La storia del tartan

Capita spesso che il tradizionale significato di una parola arrivi ad abbracciare poi un maggior numero di elementi, cosa che è successa anche con la traduzione del termine “Tartan”. Infatti, mentre inizialmente con questa parola si faceva riferimento al particolare disegno del kilt scozzese, realizzato con un tessuto di lana, oggi comprende tessuti diversi ed anche delle forme variegate del disegno originale. Ecco che il caratteristico disegno con i riquadri spezzati e formati da righe di colore differente, tipico del gonnellino degli uomini in Scozia, si è esteso tanto all’abbigliamento internazionale maschile, tanto a quello femminile. Ma, come sappiamo, non mancano poi anche le stoffe di arredamento, come tappezzeria e tendaggi per esempio, con motivo tartan.
Per essere precisi il disegno del taglio tartan si chiama “sett” e si ripete su tutto il tessuto con una frequenza che potremmo definire stabilita. Ad oggi sono quasi 50 le varianti disponibili, tutte con caratteristiche precise, colori diversi, oltre che un nome identificativo. Parliamo di identificazione in quanto i primi 33 sett presenti nel XVI secolo avevano un compito ben preciso: distinguere le 33 “casate” delle Highlands della Scozia, vale a dire le regioni scozzesi. Ogni abitante di ciascuna regione si riconosceva quindi in base alla stoffa tartan che indossava.
La storia del tessuto inizia quindi con un motivo di identità nazionale, ma non inizia con il gonnellino che conosciamo. Pare infatti che in origine gli uomini scozzesi portassero semplicemente un grande scialle di lana tartan e che lo tenessero stretto in vita con una cintura, accessorio che dava quindi alla parte bassa del tessuto le sembianze di una gonna.

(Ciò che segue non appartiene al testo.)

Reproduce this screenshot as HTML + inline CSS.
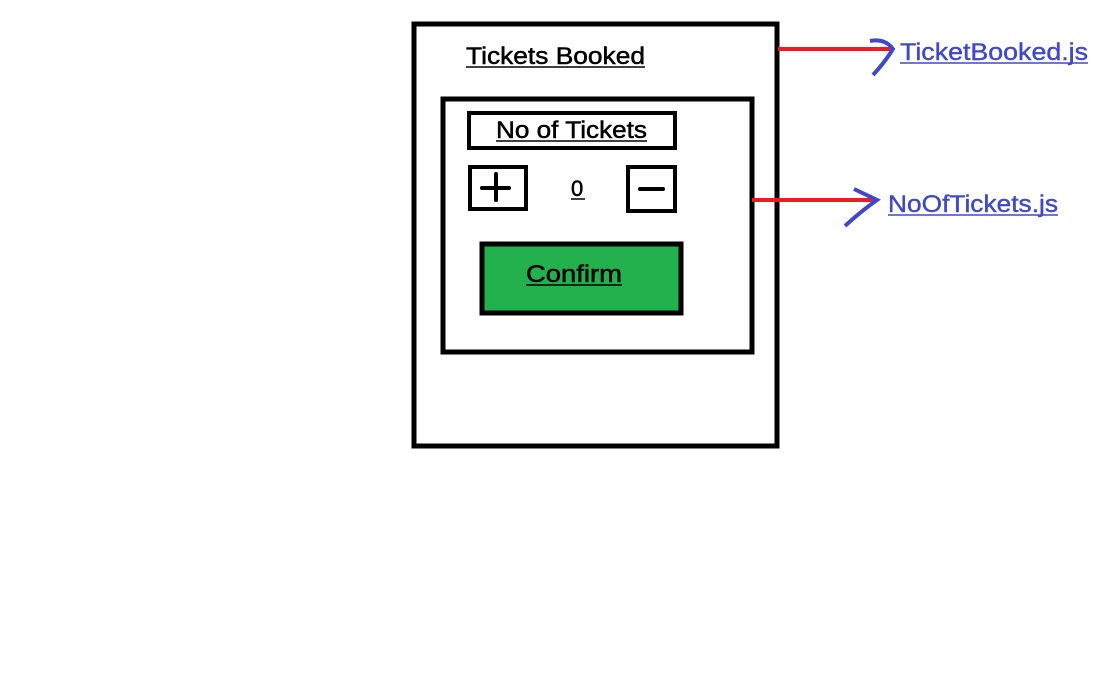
<!DOCTYPE html>
<html><head><style>body{margin:0;background:#fff}svg{display:block}</style></head><body>
<svg width="1099" height="686" viewBox="0 0 1099 686" xmlns="http://www.w3.org/2000/svg" font-family="Liberation Sans, sans-serif">
<rect x="414" y="24" width="363" height="422" fill="none" stroke="#000" stroke-width="5"/>
<rect x="443" y="99" width="309" height="253" fill="none" stroke="#000" stroke-width="5"/>
<rect x="469" y="113" width="206" height="35" fill="none" stroke="#000" stroke-width="4"/>
<rect x="470" y="167" width="56" height="42" fill="none" stroke="#000" stroke-width="4"/>
<rect x="628" y="167" width="47" height="44" fill="none" stroke="#000" stroke-width="4"/>
<rect x="482" y="244" width="199" height="69" fill="#22b14c" stroke="#000" stroke-width="5"/>
<path d="M482 188H509M496 174V200" stroke="#000" stroke-width="4" stroke-linecap="round"/>
<path d="M640 189H663" stroke="#000" stroke-width="4" stroke-linecap="round"/>
<g font-size="24" fill="#000" stroke="#000" stroke-width="0.5">
<text x="466" y="64" textLength="179" lengthAdjust="spacingAndGlyphs">Tickets Booked</text>
<text x="496" y="138" textLength="151" lengthAdjust="spacingAndGlyphs">No of Tickets</text>
<text x="526" y="282" textLength="96" lengthAdjust="spacingAndGlyphs">Confirm</text>
<text x="571" y="196" font-size="22">0</text>
</g>
<g stroke="#000" stroke-width="1.5">
<path d="M466 67H645M496 141H647M526 285H622M571 199H585"/>
</g>
<path d="M778 49H893M752 200H877" stroke="#ed1c24" stroke-width="4"/>
<path d="M870 41Q885 38 893 49Q885 62 873 75" fill="none" stroke="#3f48cc" stroke-width="4"/>
<path d="M854 189L877 200Q860 212 845 226" fill="none" stroke="#3f48cc" stroke-width="4"/>
<g fill="#3f48cc" font-size="24" stroke="#3f48cc" stroke-width="0.4">
<text x="900" y="60" textLength="188" lengthAdjust="spacingAndGlyphs">TicketBooked.js</text>
<text x="888" y="212" textLength="170" lengthAdjust="spacingAndGlyphs">NoOfTickets.js</text>
</g>
<path d="M900 63H1088M888 215H1058" stroke="#3f48cc" stroke-width="1.5"/>
</svg>
</body></html>
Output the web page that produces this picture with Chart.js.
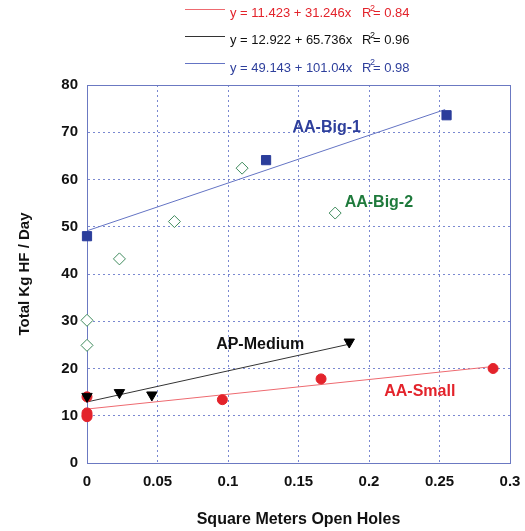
<!DOCTYPE html>
<html>
<head>
<meta charset="utf-8">
<script src="https://cdn.jsdelivr.net/npm/chart.js@4/dist/chart.umd.min.js"></script>
<style>
html,body{margin:0;padding:0;background:#fff;}
#wrap{width:525px;height:531px;}
</style>
</head>
<body>
<div id="wrap"><canvas id="c" width="525" height="531"></canvas></div>
<script>
// ---- data ----
const big1X = [0, 0.127, 0.255];
const big1Y = [48.0, 64.1, 73.6];
const big2X = [0, 0, 0.023, 0.062, 0.110, 0.176];
const big2Y = [30.2, 24.9, 43.2, 51.1, 62.4, 52.9];
const medX = [0, 0.023, 0.046, 0.186];
const medY = [14.1, 14.9, 14.4, 25.6];
const smallX = [0, 0, 0, 0, 0.096, 0.166, 0.288];
const smallY = [14.0, 10.6, 10.1, 9.8, 13.4, 17.8, 20.0];

// fitted lines (from printed equations), start/end
const fitNames = ['AA-Small', 'AP-Medium', 'AA-Big-1'];
const fitX0 = [0, 0, 0];
const fitX1 = [0.288, 0.186, 0.254];
const fitY0 = [11.42, 12.92, 49.14];
const fitY1 = [20.42, 25.15, 74.81];
const fitEq = ['y = 11.423 + 31.246x', 'y = 12.922 + 65.736x', 'y = 49.143 + 101.04x'];
const fitR2 = ['0.84', '0.96', '0.98'];

const xTickLabels = ['0', '0.05', '0.1', '0.15', '0.2', '0.25', '0.3'];
const yTickLabels = ['0', '10', '20', '30', '40', '50', '60', '70', '80'];

const seriesLabels = ['AA-Big-1', 'AA-Big-2', 'AP-Medium', 'AA-Small'];
const labelX = [0.170, 0.207, 0.1228, 0.236];
const labelY = [70.9, 55.2, 25.0, 15.1];

// ---- styles ----
const RED = '#e3232b', RED_LINE = '#ee6a70';
const BLK = '#000000', BLK_LINE = '#333333';
const BLUE = '#2b3d9b', BLUE_LINE = '#6474c4', BLUE_TXT = '#2e3f9c';
const GREEN = '#3e8a5c', GREEN_TXT = '#1f7a3c';
const FIT_COLORS = [RED_LINE, BLK_LINE, BLUE_LINE];
const EQ_COLORS = [RED, '#111111', BLUE_TXT];
const LABEL_COLORS = [BLUE_TXT, GREEN_TXT, '#111111', RED];
const FONT = '"Liberation Sans", Arial, Helvetica, sans-serif';
const GRID = '#7a88d0';
const FRAME = '#6b79c2';

function pts(xs, ys) { return xs.map((x, i) => ({x: x, y: ys[i]})); }

const datasets = [];
for (let i = 0; i < fitNames.length; i++) {
  datasets.push({
    label: fitNames[i] + ' fit',
    data: [{x: fitX0[i], y: fitY0[i]}, {x: fitX1[i], y: fitY1[i]}],
    showLine: true, borderColor: FIT_COLORS[i], borderWidth: 1,
    pointRadius: 0, fill: false, order: 5, clip: false
  });
}
datasets.push({label: 'AA-Big-2', data: pts(big2X, big2Y), pointStyle: 'rectRot', pointRadius: 6,
  backgroundColor: '#ffffff', borderColor: GREEN, borderWidth: 1, showLine: false, order: 1, clip: false});
datasets.push({label: 'AA-Small', data: pts(smallX, smallY), pointStyle: 'circle', pointRadius: 5,
  backgroundColor: RED, borderColor: RED, borderWidth: 1, showLine: false, order: 2, clip: false});
datasets.push({label: 'AP-Medium', data: pts(medX, medY), pointStyle: 'triangle', rotation: 180, pointRadius: 6,
  backgroundColor: BLK, borderColor: BLK, borderWidth: 1, showLine: false, order: 1, clip: false});
datasets.push({label: 'AA-Big-1', data: pts(big1X, big1Y), pointStyle: 'rect', pointRadius: 6.5,
  backgroundColor: BLUE, borderColor: BLUE, borderWidth: 1, showLine: false, order: 1, clip: false});

const decor = {
  id: 'decor',
  beforeDatasetsDraw(chart) {
    const {ctx, chartArea: a} = chart;
    ctx.save();
    ctx.strokeStyle = FRAME; ctx.lineWidth = 1;
    ctx.strokeRect(Math.round(a.left) + 0.5, Math.round(a.top) + 0.5,
      Math.round(a.right - a.left), Math.round(a.bottom - a.top));
    ctx.restore();
  },
  afterDraw(chart) {
    const {ctx} = chart;
    const xs = chart.scales.x, ys = chart.scales.y;
    ctx.save();
    // series labels
    ctx.font = 'bold 16px ' + FONT;
    ctx.textAlign = 'center'; ctx.textBaseline = 'middle';
    for (let i = 0; i < seriesLabels.length; i++) {
      ctx.fillStyle = LABEL_COLORS[i];
      ctx.fillText(seriesLabels[i], xs.getPixelForValue(labelX[i]), ys.getPixelForValue(labelY[i]));
    }
    // equation legend
    const lineY = [9, 36, 63];
    const textY = [13.5, 40.5, 68];
    for (let i = 0; i < fitEq.length; i++) {
      ctx.strokeStyle = FIT_COLORS[i]; ctx.lineWidth = 1;
      ctx.beginPath(); ctx.moveTo(185, lineY[i] + 0.5); ctx.lineTo(225, lineY[i] + 0.5); ctx.stroke();
      ctx.fillStyle = EQ_COLORS[i];
      ctx.textAlign = 'left'; ctx.textBaseline = 'middle';
      ctx.font = '13px ' + FONT;
      ctx.fillText(fitEq[i], 230, textY[i]);
      ctx.fillText('R', 362, textY[i]);
      ctx.font = '9px ' + FONT;
      ctx.fillText('2', 370, textY[i] - 5);
      ctx.font = '13px ' + FONT;
      ctx.fillText('= ' + fitR2[i], 373, textY[i]);
    }
    ctx.restore();
  }
};

new Chart(document.getElementById('c'), {
  type: 'scatter',
  data: {datasets: datasets},
  options: {
    responsive: false,
    devicePixelRatio: 1,
    animation: false,
    layout: {padding: {top: 85, right: 15, left: 10, bottom: 0}},
    plugins: {legend: {display: false}, tooltip: {enabled: false}},
    scales: {
      x: {
        type: 'linear', min: 0, max: 0.3,
        afterFit(s) { s.height = 68; s.paddingRight = 0; s.paddingLeft = 0; },
        ticks: {stepSize: 0.05, padding: 10, color: '#111', font: {family: FONT, size: 15, weight: 'bold'},
          callback: (v, i) => xTickLabels[i]},
        grid: {color: GRID, lineWidth: 1, drawTicks: false},
        border: {display: true, color: FRAME, dash: [2, 3]},
        title: {display: true, text: 'Square Meters Open Holes', color: '#111',
          font: {family: FONT, size: 16, weight: 'bold'}, padding: {top: 4, bottom: 2}}
      },
      y: {
        type: 'linear', min: 0, max: 80,
        afterFit(s) { s.width = 77; s.paddingTop = 0; s.paddingBottom = 0; },
        ticks: {stepSize: 10, padding: 9, color: '#111', font: {family: FONT, size: 15, weight: 'bold'},
          callback: (v, i) => yTickLabels[i]},
        grid: {color: GRID, lineWidth: 1, drawTicks: false},
        border: {display: true, color: FRAME, dash: [2, 3]},
        title: {display: true, text: 'Total Kg HF / Day', color: '#111',
          font: {family: FONT, size: 15, weight: 'bold'}, padding: {top: 6, bottom: 4}}
      }
    }
  },
  plugins: [decor]
});
</script>
</body>
</html>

Un altro dato curioso circa la storia di questo tessuto si rintraccia nel suo divieto. Da sempre grande motivo di orgoglio nazionale, nel 1745 dopo la sconfitta del principe Carlo Edoardo Stuart avvenne una rivolta e vennero approvate molte leggi, tra qui l’“Act of Proscription” che prevedeva l’interdizione del costume tradizionale. Vent’anni più tardi, precisamente nel 1765, al tartan venne ridata la propria ufficialità, diventando quindi la divisa degli Highland Regiments.
Ma a rendere il tartan uno status symbol in realtà ci pensa la Regina Vittoria, sfoggiandolo a partire dal 1800 in occasione dei soggiorni a Balmora insieme al marito Alberto. Associato dunque all’alta società, nel corso del secolo scorso il tartan è stato associato a mode e tendenze differenti. Per esempio dopo la seconda guerra mondiale il tartan, ma anche lo stesso kilt, diventa un capo popolare, indossato tanto dalle persone comuni tanto dalle star di Hollywood. Negli anni ’70 il tartan viene rivisto in chiave punk e la sua essenza, prima vista come elemento bon ton, appare come un simbolo di ribellione. Nel decennio successivo, invece, fa il suo ingresso nelle passerelle il pantalone tartan; è dunque a partire dagli anni ’80 che l’abbigliamento tartan ha rotto con i confini del kilt e si è tradotto in tanti capi di vestiario differenti. Infine, negli anni ’90, quando le band musicali come i Nirvana e i Pearl Jam erano al vertice del successo, il tartan diventa grunge, viene spesso utilizzato in un mix di sovrapposizioni, cosa che si è mantenuta abbastanza fino ad oggi. Infatti, le varie tendenze raccontate finora hanno inevitabilmente influenzato il tartan, che è oggi considerato un tessuto dal gusto retrò. I fashion designer lo apprezzano ed utilizzano per creare dei look non convenzionali, originali, che danno vita molto spesso a contrasti in quanto si tratta di un mix di stili e non di uno stile unico e ben definito.